Thursday, November 19, 2015

Speak truth to yourself


Parenting children of trauma is very hard!  My child came home from school yesterday and threw an absolute fit about homework and bashed a hole in their wall.  A spew of negativity started to come out of their mouth directed at me.  It was a hard day pain wise for me and my knee was swollen and I had just had a meltdown that I had to deal with from my kindergartener over after-school snack before I got to this fit over homework from another child and so when the negativity started towards me, it cut me to the core.  I wanted to cry.  I began to pray and I told myself that for every negative thing said to me, I was going to speak the truth outloud.

"You don't even care about me."
...I care about you very much or we wouldn't have adopted you.

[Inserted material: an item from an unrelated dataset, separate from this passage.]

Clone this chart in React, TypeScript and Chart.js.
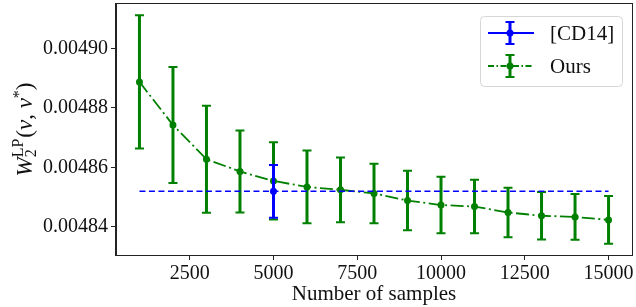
import React, { useEffect, useRef } from "react";
import { Chart, registerables } from "chart.js";
Chart.register(...registerables);

const samples = [1000, 2000, 3000, 4000, 5000, 6000, 7000, 8000, 9000, 10000, 11000, 12000, 13000, 14000, 15000];
const oursMean = [0.0048887, 0.0048742, 0.0048627, 0.0048586, 0.0048554, 0.0048534, 0.0048524, 0.0048512, 0.0048488, 0.0048473, 0.0048468, 0.0048448, 0.0048437, 0.0048433, 0.0048423];
const oursErr = [0.0000224, 0.0000195, 0.000018, 0.0000138, 0.000013, 0.0000122, 0.0000109, 0.00001, 0.00001, 0.0000095, 0.000009, 0.0000083, 0.000008, 0.0000077, 0.000008];
const cd14Samples = [5000];
const cd14Mean = [0.0048519];
const cd14Err = [0.0000089];
const cd14LineX = [1000, 15000];
const yTicks = [0.00484, 0.00486, 0.00488, 0.0049];
const xTicks = [2500, 5000, 7500, 10000, 12500, 15000];
const legendLabels = ["[CD14]", "Ours"];

const GREEN = "#008000";
const BLUE = "#0000ff";
const FONT = "'Liberation Serif', 'DejaVu Serif', serif";

const errMap: Record<number, { err: number[]; color: string }> = {
  0: { err: oursErr, color: GREEN },
  2: { err: cd14Err, color: BLUE },
};

function drawErr(ctx: CanvasRenderingContext2D, x: number, y1: number, y2: number, color: string) {
  ctx.save();
  ctx.strokeStyle = color;
  ctx.lineWidth = 3;
  ctx.beginPath();
  ctx.moveTo(x, y1);
  ctx.lineTo(x, y2);
  ctx.stroke();
  ctx.lineWidth = 2;
  ctx.beginPath();
  ctx.moveTo(x - 4.5, y1);
  ctx.lineTo(x + 4.5, y1);
  ctx.moveTo(x - 4.5, y2);
  ctx.lineTo(x + 4.5, y2);
  ctx.stroke();
  ctx.restore();
}

const customPlugin = {
  id: "custom",
  beforeDatasetDraw(chart: any, args: any) {
    const info = errMap[args.index];
    if (!info) return;
    const ctx = chart.ctx;
    const xs = chart.scales.x;
    const ys = chart.scales.y;
    const ds = chart.data.datasets[args.index];
    ds.data.forEach((p: any, i: number) => {
      const x = xs.getPixelForValue(p.x);
      drawErr(ctx, x, ys.getPixelForValue(p.y + info.err[i]), ys.getPixelForValue(p.y - info.err[i]), info.color);
    });
  },
  afterDraw(chart: any) {
    const ctx: CanvasRenderingContext2D = chart.ctx;
    const a = chart.chartArea;
    // frame
    ctx.save();
    ctx.strokeStyle = "#222";
    ctx.lineWidth = 1;
    ctx.strokeRect(Math.round(a.left) - 0.5, Math.round(a.top) - 0.5, Math.round(a.right - a.left) + 1, Math.round(a.bottom - a.top) + 1);
    ctx.restore();

    // x title
    ctx.save();
    ctx.fillStyle = "#111";
    ctx.font = `21px ${FONT}`;
    ctx.textAlign = "center";
    ctx.textBaseline = "alphabetic";
    ctx.fillText("Number of samples", (a.left + a.right) / 2, 300);
    ctx.restore();

    // y title (rotated)
    ctx.save();
    ctx.fillStyle = "#111";
    const cx = 25;
    const cy = (a.top + a.bottom) / 2;
    ctx.translate(cx, cy);
    ctx.rotate(-Math.PI / 2);
    const big = 23;
    const small = 16;
    const parts: { t: string; f: string; dy: number; stackWithPrev?: boolean }[] = [
      { t: "W", f: `italic ${big}px ${FONT}`, dy: 0 },
      { t: "2", f: `${small}px ${FONT}`, dy: 4 },
      { t: "LP", f: `${small}px ${FONT}`, dy: -9, stackWithPrev: true },
      { t: "(", f: `${big}px ${FONT}`, dy: 0 },
      { t: "ν", f: `italic ${big}px ${FONT}`, dy: 0 },
      { t: ", ", f: `${big}px ${FONT}`, dy: 0 },
      { t: "ν", f: `italic ${big}px ${FONT}`, dy: 0 },
      { t: "*", f: `${small}px ${FONT}`, dy: -8 },
      { t: ")", f: `${big}px ${FONT}`, dy: 0 },
    ];
    let total = 0;
    let prevW = 0;
    const xsPos: number[] = [];
    parts.forEach((p) => {
      ctx.font = p.f;
      const w = ctx.measureText(p.t).width;
      if (p.stackWithPrev) {
        const start = total - prevW;
        xsPos.push(start);
        total = start + Math.max(prevW, w) + 1;
      } else {
        xsPos.push(total);
        total += w;
      }
      prevW = w;
    });
    ctx.textBaseline = "alphabetic";
    ctx.textAlign = "left";
    parts.forEach((p, i) => {
      ctx.font = p.f;
      ctx.fillText(p.t, xsPos[i] - total / 2, 7 + p.dy);
    });
    ctx.restore();

    // legend
    const lx = a.right - 152;
    const ly = a.top + 12;
    const lw = 142;
    const lh = 70;
    ctx.save();
    ctx.fillStyle = "rgba(255,255,255,0.8)";
    ctx.strokeStyle = "#d6d6d6";
    ctx.lineWidth = 1;
    ctx.beginPath();
    (ctx as any).roundRect(lx + 0.5, ly + 0.5, lw, lh, 4);
    ctx.fill();
    ctx.stroke();
    const entries = [
      { label: legendLabels[0], color: BLUE, dash: [] as number[] },
      { label: legendLabels[1], color: GREEN, dash: [6, 2.5, 1.5, 2.5] },
    ];
    entries.forEach((e, i) => {
      const y = ly + 17 + i * 33;
      ctx.strokeStyle = e.color;
      ctx.lineWidth = 2;
      ctx.setLineDash(e.dash);
      ctx.beginPath();
      ctx.moveTo(lx + 8, y);
      ctx.lineTo(lx + 54, y);
      ctx.stroke();
      ctx.setLineDash([]);
      drawErr(ctx, lx + 30, y - 11, y + 11, e.color);
      ctx.fillStyle = e.color;
      ctx.beginPath();
      ctx.arc(lx + 30, y, 3.5, 0, Math.PI * 2);
      ctx.fill();
      ctx.fillStyle = "#111";
      ctx.font = `21px ${FONT}`;
      ctx.textBaseline = "middle";
      ctx.textAlign = "left";
      ctx.fillText(e.label, lx + 70, y + 1);
    });
    ctx.restore();
  },
};

export default function App() {
  const ref = useRef<HTMLCanvasElement | null>(null);
  useEffect(() => {
    document.body.style.margin = "0";
    const canvas = ref.current!;
    const chart = new Chart(canvas, {
      type: "scatter",
      data: {
        datasets: [
          {
            label: legendLabels[1],
            data: samples.map((x, i) => ({ x, y: oursMean[i] })),
            showLine: true,
            borderColor: GREEN,
            backgroundColor: GREEN,
            borderWidth: 1.8,
            borderDash: [13, 3.5, 2, 3.5],
            pointRadius: 3.5,
            pointBorderWidth: 0,
            pointBackgroundColor: GREEN,
            order: 3,
          } as any,
          {
            label: "ref",
            data: cd14LineX.map((x) => ({ x, y: cd14Mean[0] })),
            showLine: true,
            borderColor: BLUE,
            borderWidth: 1.5,
            borderDash: [6, 3.5],
            pointRadius: 0,
            order: 2,
          } as any,
          {
            label: legendLabels[0],
            data: cd14Samples.map((x, i) => ({ x, y: cd14Mean[i] })),
            borderColor: BLUE,
            backgroundColor: BLUE,
            pointRadius: 3.5,
            pointBorderWidth: 0,
            pointBackgroundColor: BLUE,
            order: 1,
          } as any,
        ],
      },
      options: {
        responsive: false,
        animation: false,
        layout: { padding: { top: 3, right: 3, left: 0, bottom: 0 } },
        plugins: { legend: { display: false }, tooltip: { enabled: false } },
        scales: {
          x: {
            type: "linear",
            min: 300,
            max: 15700,
            afterBuildTicks: (s: any) => {
              s.ticks = xTicks.map((v) => ({ value: v }));
            },
            afterFit: (s: any) => {
              s.height = 52;
              s.paddingLeft = 0;
              s.paddingRight = 0;
            },
            grid: { drawOnChartArea: false, drawTicks: true, tickLength: 5, tickColor: "#222" },
            border: { display: true, color: "#222" },
            ticks: {
              color: "#111",
              font: { family: FONT, size: 20 },
              padding: 2,
              maxRotation: 0,
              autoSkip: false,
              callback: (v: any) => String(v),
            },
          },
          y: {
            type: "linear",
            min: 0.0048305,
            max: 0.0049149,
            afterBuildTicks: (s: any) => {
              s.ticks = yTicks.map((v) => ({ value: v }));
            },
            afterFit: (s: any) => {
              s.width = 116;
              s.paddingTop = 0;
              s.paddingBottom = 0;
            },
            grid: { drawOnChartArea: false, drawTicks: true, tickLength: 5, tickColor: "#222" },
            border: { display: true, color: "#222" },
            ticks: {
              color: "#111",
              font: { family: FONT, size: 20 },
              padding: 3,
              autoSkip: false,
              callback: (v: any) => Number(v).toFixed(5),
            },
          },
        },
      },
      plugins: [customPlugin],
    });
    return () => chart.destroy();
  }, []);
  return (
    <div style={{ width: 636, height: 307 }}>
      <canvas ref={ref} width={636} height={307} style={{ display: "block" }} />
    </div>
  );
}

"You just want to be mean to me."
...We all have things that we have to do that we don't necessarily like, but homework isn't an option.  It's not me being mean by having you do your homework.

"You're mean and I hate you."
...I love you and God loves me.

"I broke my wall and I don't even care."
...It's going to be ok.

Several things tumbled out that really hurt and the more I tried to talk to my child, the more they screamed over me and refused to listen.  However, I needed to hear the trruth and so I continued to say the truth out loud, but I said it loud enough for me to hear it.  I needed to speak the truth to myself so that I didn't listen to the negative and the lies that my child was just spewing out.  I prayed for my child and I woke up this morning and gave them a hug.  They were excited that they are learning about compliments in social skills and the teachers are giving them compliments and they get to start giving compliments to the teachers.  I told them that it would be nice if they could start giving compliments to family, especially mom and dad and that would be a nice thing to do too.  They said "thank you for giving me a family."  Oh what a change from what came out in the fit of rage.  I needed to hear those words.  I gave them a hug and said thank you as they went out to the bus.  I'm going to make them a little note of thanks and leave it on their pillow with 3 things that I am thankful for them on.  I'm also going to pray that we have a much more peaceful afternoon today!

And as a reminder as parents...when our kids spew negativity to us that cut us to our very core...sometimes we do need to just speak truth to ourselves.  When things calm down, our kids need to have truth spoken to them too.